*Instruction*. Your copy of the material must match it exactly, except that pictures are dropped.

* Begin *

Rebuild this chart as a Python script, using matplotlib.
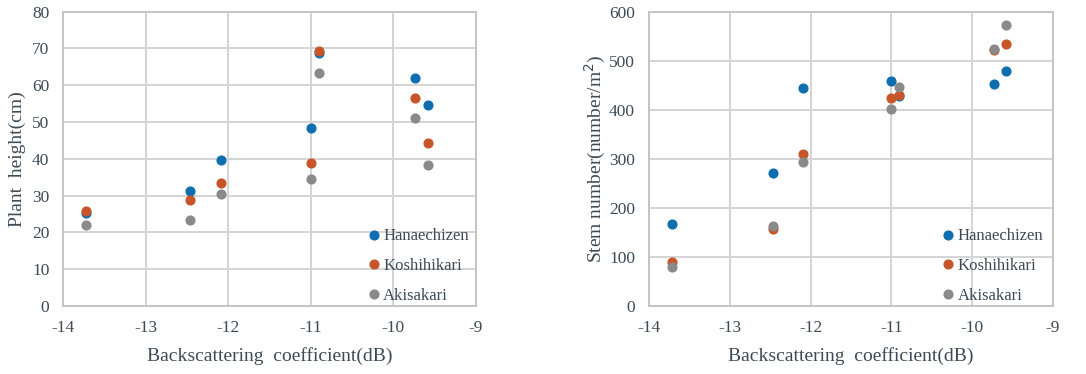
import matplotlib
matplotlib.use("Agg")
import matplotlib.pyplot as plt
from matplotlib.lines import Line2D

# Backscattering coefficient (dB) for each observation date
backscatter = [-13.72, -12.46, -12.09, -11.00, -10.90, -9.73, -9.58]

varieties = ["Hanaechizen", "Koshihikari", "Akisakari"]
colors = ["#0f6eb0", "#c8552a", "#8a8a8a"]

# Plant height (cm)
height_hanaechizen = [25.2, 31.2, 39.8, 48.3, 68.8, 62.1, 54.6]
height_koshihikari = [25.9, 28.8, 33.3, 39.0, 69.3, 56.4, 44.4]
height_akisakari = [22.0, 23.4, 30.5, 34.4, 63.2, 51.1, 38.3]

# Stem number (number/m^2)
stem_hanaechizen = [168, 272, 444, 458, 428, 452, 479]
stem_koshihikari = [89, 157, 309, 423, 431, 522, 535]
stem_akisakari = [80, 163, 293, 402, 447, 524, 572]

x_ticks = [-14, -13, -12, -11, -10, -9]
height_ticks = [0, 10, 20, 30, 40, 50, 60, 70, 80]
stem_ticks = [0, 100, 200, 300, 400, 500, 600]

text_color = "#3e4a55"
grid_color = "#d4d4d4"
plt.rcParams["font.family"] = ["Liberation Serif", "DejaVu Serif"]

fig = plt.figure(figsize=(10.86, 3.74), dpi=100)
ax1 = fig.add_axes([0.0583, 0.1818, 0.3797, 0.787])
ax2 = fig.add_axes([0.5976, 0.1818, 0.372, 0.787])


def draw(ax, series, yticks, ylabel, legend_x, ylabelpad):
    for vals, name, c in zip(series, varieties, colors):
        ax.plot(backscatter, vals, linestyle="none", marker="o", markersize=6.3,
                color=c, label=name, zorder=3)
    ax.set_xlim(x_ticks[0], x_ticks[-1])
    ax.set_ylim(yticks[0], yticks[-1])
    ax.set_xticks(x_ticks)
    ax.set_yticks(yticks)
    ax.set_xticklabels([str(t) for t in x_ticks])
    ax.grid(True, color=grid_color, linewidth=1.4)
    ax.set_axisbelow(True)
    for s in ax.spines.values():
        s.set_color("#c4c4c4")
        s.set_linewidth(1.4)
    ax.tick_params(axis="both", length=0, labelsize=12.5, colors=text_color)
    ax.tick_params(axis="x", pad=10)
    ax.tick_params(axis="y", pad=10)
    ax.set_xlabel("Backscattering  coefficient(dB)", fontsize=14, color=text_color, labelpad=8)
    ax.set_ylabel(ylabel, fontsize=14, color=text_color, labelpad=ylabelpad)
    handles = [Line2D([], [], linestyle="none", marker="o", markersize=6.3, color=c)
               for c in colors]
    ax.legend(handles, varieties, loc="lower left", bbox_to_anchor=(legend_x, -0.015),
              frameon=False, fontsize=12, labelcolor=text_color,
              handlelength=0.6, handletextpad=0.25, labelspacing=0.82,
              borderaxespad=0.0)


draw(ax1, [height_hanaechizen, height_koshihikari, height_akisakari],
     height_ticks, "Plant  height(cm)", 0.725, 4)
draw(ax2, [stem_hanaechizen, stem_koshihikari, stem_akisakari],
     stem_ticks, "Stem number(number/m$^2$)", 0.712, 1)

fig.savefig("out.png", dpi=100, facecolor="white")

* End *

*Response to the exercise*.
Rebuild this chart as a Python script, using matplotlib.
import matplotlib
matplotlib.use("Agg")
import matplotlib.pyplot as plt
from matplotlib.lines import Line2D

# Backscattering coefficient (dB) for each observation date
backscatter = [-13.72, -12.46, -12.09, -11.00, -10.90, -9.73, -9.58]

varieties = ["Hanaechizen", "Koshihikari", "Akisakari"]
colors = ["#0f6eb0", "#c8552a", "#8a8a8a"]

# Plant height (cm)
height_hanaechizen = [25.2, 31.2, 39.8, 48.3, 68.8, 62.1, 54.6]
height_koshihikari = [25.9, 28.8, 33.3, 39.0, 69.3, 56.4, 44.4]
height_akisakari = [22.0, 23.4, 30.5, 34.4, 63.2, 51.1, 38.3]

# Stem number (number/m^2)
stem_hanaechizen = [168, 272, 444, 458, 428, 452, 479]
stem_koshihikari = [89, 157, 309, 423, 431, 522, 535]
stem_akisakari = [80, 163, 293, 402, 447, 524, 572]

x_ticks = [-14, -13, -12, -11, -10, -9]
height_ticks = [0, 10, 20, 30, 40, 50, 60, 70, 80]
stem_ticks = [0, 100, 200, 300, 400, 500, 600]

text_color = "#3e4a55"
grid_color = "#d4d4d4"
plt.rcParams["font.family"] = ["Liberation Serif", "DejaVu Serif"]

fig = plt.figure(figsize=(10.86, 3.74), dpi=100)
ax1 = fig.add_axes([0.0583, 0.1818, 0.3797, 0.787])
ax2 = fig.add_axes([0.5976, 0.1818, 0.372, 0.787])


def draw(ax, series, yticks, ylabel, legend_x, ylabelpad):
    for vals, name, c in zip(series, varieties, colors):
        ax.plot(backscatter, vals, linestyle="none", marker="o", markersize=6.3,
                color=c, label=name, zorder=3)
    ax.set_xlim(x_ticks[0], x_ticks[-1])
    ax.set_ylim(yticks[0], yticks[-1])
    ax.set_xticks(x_ticks)
    ax.set_yticks(yticks)
    ax.set_xticklabels([str(t) for t in x_ticks])
    ax.grid(True, color=grid_color, linewidth=1.4)
    ax.set_axisbelow(True)
    for s in ax.spines.values():
        s.set_color("#c4c4c4")
        s.set_linewidth(1.4)
    ax.tick_params(axis="both", length=0, labelsize=12.5, colors=text_color)
    ax.tick_params(axis="x", pad=10)
    ax.tick_params(axis="y", pad=10)
    ax.set_xlabel("Backscattering  coefficient(dB)", fontsize=14, color=text_color, labelpad=8)
    ax.set_ylabel(ylabel, fontsize=14, color=text_color, labelpad=ylabelpad)
    handles = [Line2D([], [], linestyle="none", marker="o", markersize=6.3, color=c)
               for c in colors]
    ax.legend(handles, varieties, loc="lower left", bbox_to_anchor=(legend_x, -0.015),
              frameon=False, fontsize=12, labelcolor=text_color,
              handlelength=0.6, handletextpad=0.25, labelspacing=0.82,
              borderaxespad=0.0)


draw(ax1, [height_hanaechizen, height_koshihikari, height_akisakari],
     height_ticks, "Plant  height(cm)", 0.725, 4)
draw(ax2, [stem_hanaechizen, stem_koshihikari, stem_akisakari],
     stem_ticks, "Stem number(number/m$^2$)", 0.712, 1)

fig.savefig("out.png", dpi=100, facecolor="white")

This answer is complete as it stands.